start RAW DATA
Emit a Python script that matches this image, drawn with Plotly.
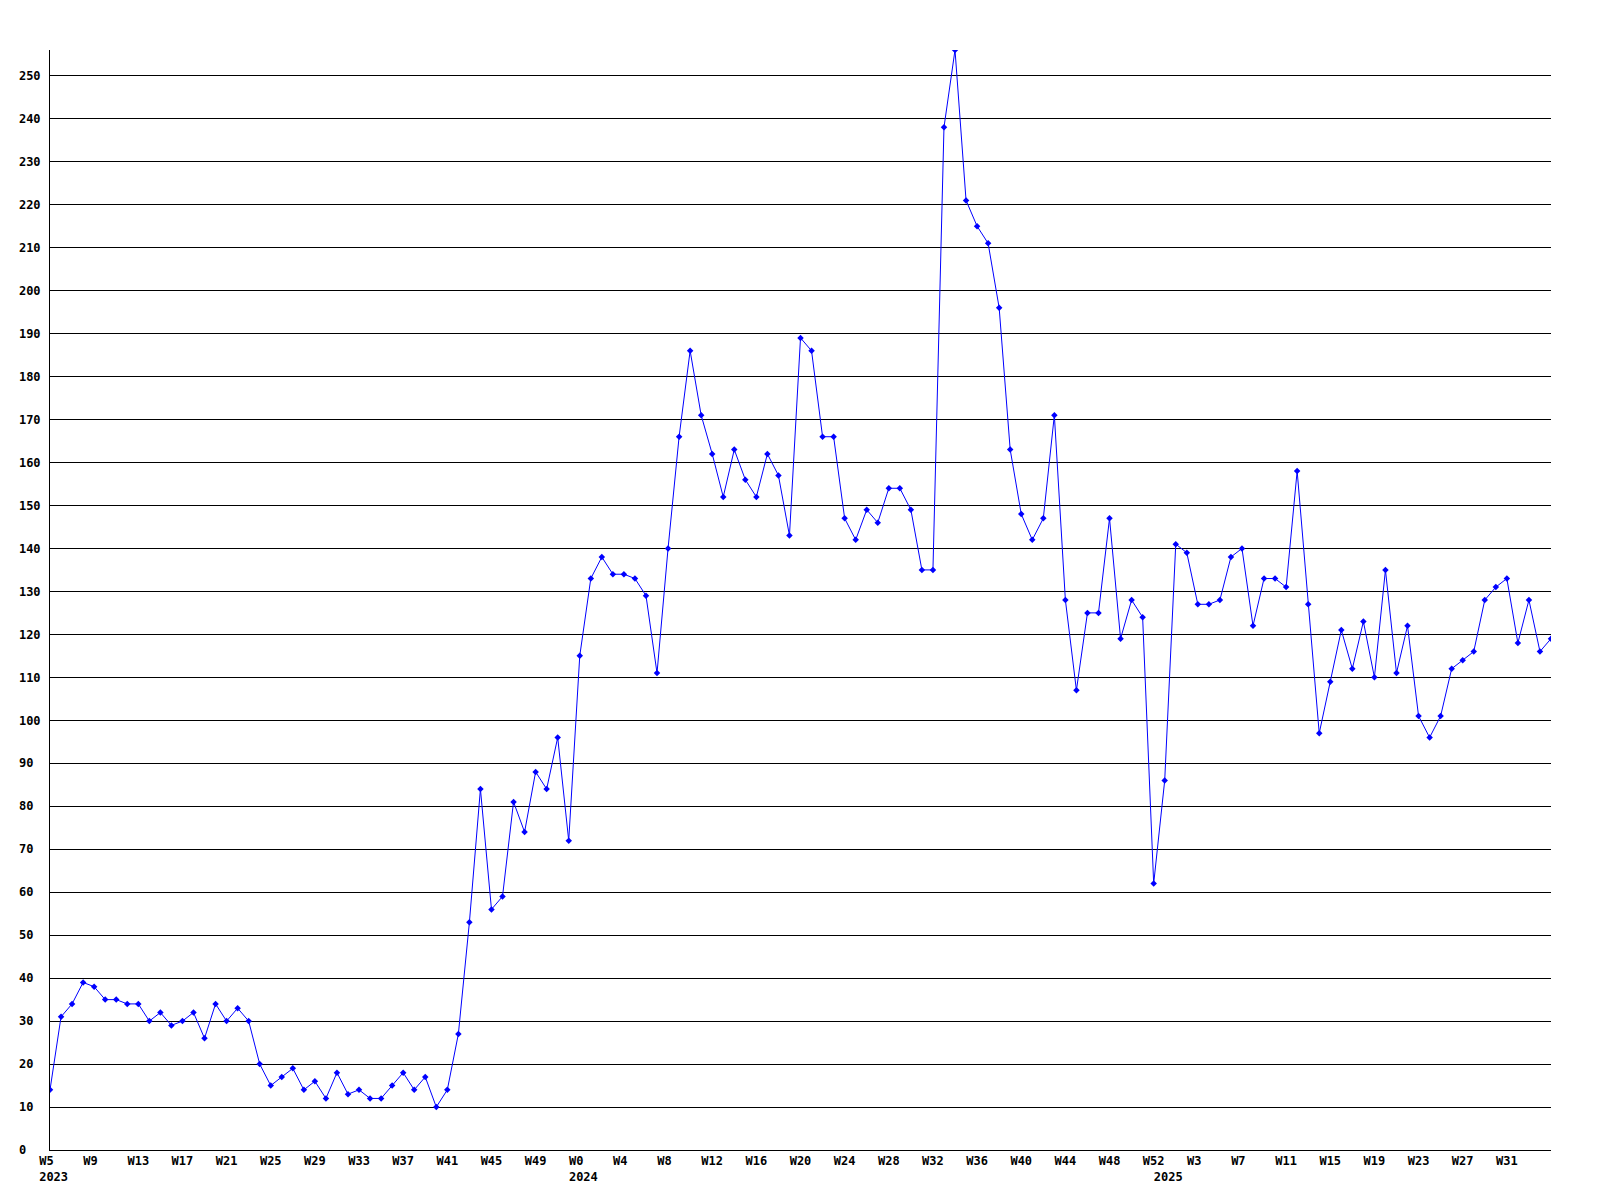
import plotly.graph_objects as go

NBSP = "\u00a0"

# Weekly series, 2023 W5 .. 2025 W35
weeks_2023 = list(range(5, 53))
values_2023 = [14, 31, 34, 39, 38, 35, 35, 34, 34, 30, 32, 29, 30, 32, 26, 34,
               30, 33, 30, 20, 15, 17, 19, 14, 16, 12, 18, 13, 14, 12, 12, 15,
               18, 14, 17, 10, 14, 27, 53, 84, 56, 59, 81, 74, 88, 84, 96, 72]

weeks_2024 = list(range(0, 53))
values_2024 = [115, 133, 138, 134, 134, 133, 129, 111, 140, 166, 186, 171, 162,
               152, 163, 156, 152, 162, 157, 143, 189, 186, 166, 166, 147, 142,
               149, 146, 154, 154, 149, 135, 135, 238, 256, 221, 215, 211, 196,
               163, 148, 142, 147, 171, 128, 107, 125, 125, 147, 119, 128, 124, 62]

weeks_2025 = list(range(0, 36))
values_2025 = [86, 141, 139, 127, 127, 128, 138, 140, 122, 133, 133, 131, 158,
               127, 97, 109, 121, 112, 123, 110, 135, 111, 122, 101, 96, 101,
               112, 114, 116, 128, 131, 133, 118, 128, 116, 119]

years = [2023, 2024, 2025]
week_lists = [weeks_2023, weeks_2024, weeks_2025]
value_lists = [values_2023, values_2024, values_2025]

y_ticks = list(range(0, 251, 10))

# Build combined sequence
labels = []
values = []
year_start = {}
for yr, wks, vals in zip(years, week_lists, value_lists):
    for w, v in zip(wks, vals):
        if w == wks[0]:
            year_start[len(labels)] = yr
        labels.append((yr, w))
        values.append(v)
xs = list(range(len(values)))


def pad(s, n=4):
    return s + NBSP * (n - len(s))


tickvals = []
ticktext = []
for i, (yr, w) in enumerate(labels[:-1]):
    wk_label = i % 4 == 0
    yr_label = i in year_start
    if wk_label or yr_label:
        top = NBSP + pad("W%d" % w) if wk_label else NBSP * 5
        bottom = "<br>" + NBSP + str(year_start[i]) if yr_label else ""
        tickvals.append(i)
        ticktext.append(top + bottom)

fig = go.Figure()
fig.add_trace(go.Scatter(
    x=xs, y=values, mode="lines+markers",
    line=dict(color="#0000ff", width=1),
    marker=dict(symbol="diamond", size=5, color="#0000ff"),
    hoverinfo="skip",
))

font = dict(family="DejaVu Sans Mono", size=12, color="black", weight="bold")

# page body has an 8px margin; size the figure so the page is exactly 1600x1200
fig.update_layout(
    width=1584, height=1184,
    margin=dict(l=42, r=41, t=42, b=42),
    paper_bgcolor="white", plot_bgcolor="white",
    showlegend=False,
    font=font,
    xaxis=dict(
        range=[0, len(values) - 1],
        tickmode="array", tickvals=tickvals, ticktext=ticktext,
        showgrid=False, zeroline=False, automargin=False,
        showline=True, linecolor="black", linewidth=1,
        ticks="", tickangle=0, tickfont=font,
    ),
    yaxis=dict(
        range=[0, 256],
        tickmode="array", tickvals=y_ticks,
        ticktext=[pad(str(v), 3) for v in y_ticks],
        showgrid=True, gridcolor="black", gridwidth=1,
        zeroline=False, automargin=False,
        showline=True, linecolor="black", linewidth=1,
        ticks="", ticklabelstandoff=6, tickfont=font,
    ),
)

fig.write_html("out.html")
end RAW DATA
=== PROBLEM DESCRIPTION ===
Copy nothing but the lines from the top of the material through the line holding "y_ticks = list(range(0, 251, 10))", exactly as written; omit pictures.

=== RESULT ===
Emit a Python script that matches this image, drawn with Plotly.
import plotly.graph_objects as go

NBSP = "\u00a0"

# Weekly series, 2023 W5 .. 2025 W35
weeks_2023 = list(range(5, 53))
values_2023 = [14, 31, 34, 39, 38, 35, 35, 34, 34, 30, 32, 29, 30, 32, 26, 34,
               30, 33, 30, 20, 15, 17, 19, 14, 16, 12, 18, 13, 14, 12, 12, 15,
               18, 14, 17, 10, 14, 27, 53, 84, 56, 59, 81, 74, 88, 84, 96, 72]

weeks_2024 = list(range(0, 53))
values_2024 = [115, 133, 138, 134, 134, 133, 129, 111, 140, 166, 186, 171, 162,
               152, 163, 156, 152, 162, 157, 143, 189, 186, 166, 166, 147, 142,
               149, 146, 154, 154, 149, 135, 135, 238, 256, 221, 215, 211, 196,
               163, 148, 142, 147, 171, 128, 107, 125, 125, 147, 119, 128, 124, 62]

weeks_2025 = list(range(0, 36))
values_2025 = [86, 141, 139, 127, 127, 128, 138, 140, 122, 133, 133, 131, 158,
               127, 97, 109, 121, 112, 123, 110, 135, 111, 122, 101, 96, 101,
               112, 114, 116, 128, 131, 133, 118, 128, 116, 119]

years = [2023, 2024, 2025]
week_lists = [weeks_2023, weeks_2024, weeks_2025]
value_lists = [values_2023, values_2024, values_2025]

y_ticks = list(range(0, 251, 10))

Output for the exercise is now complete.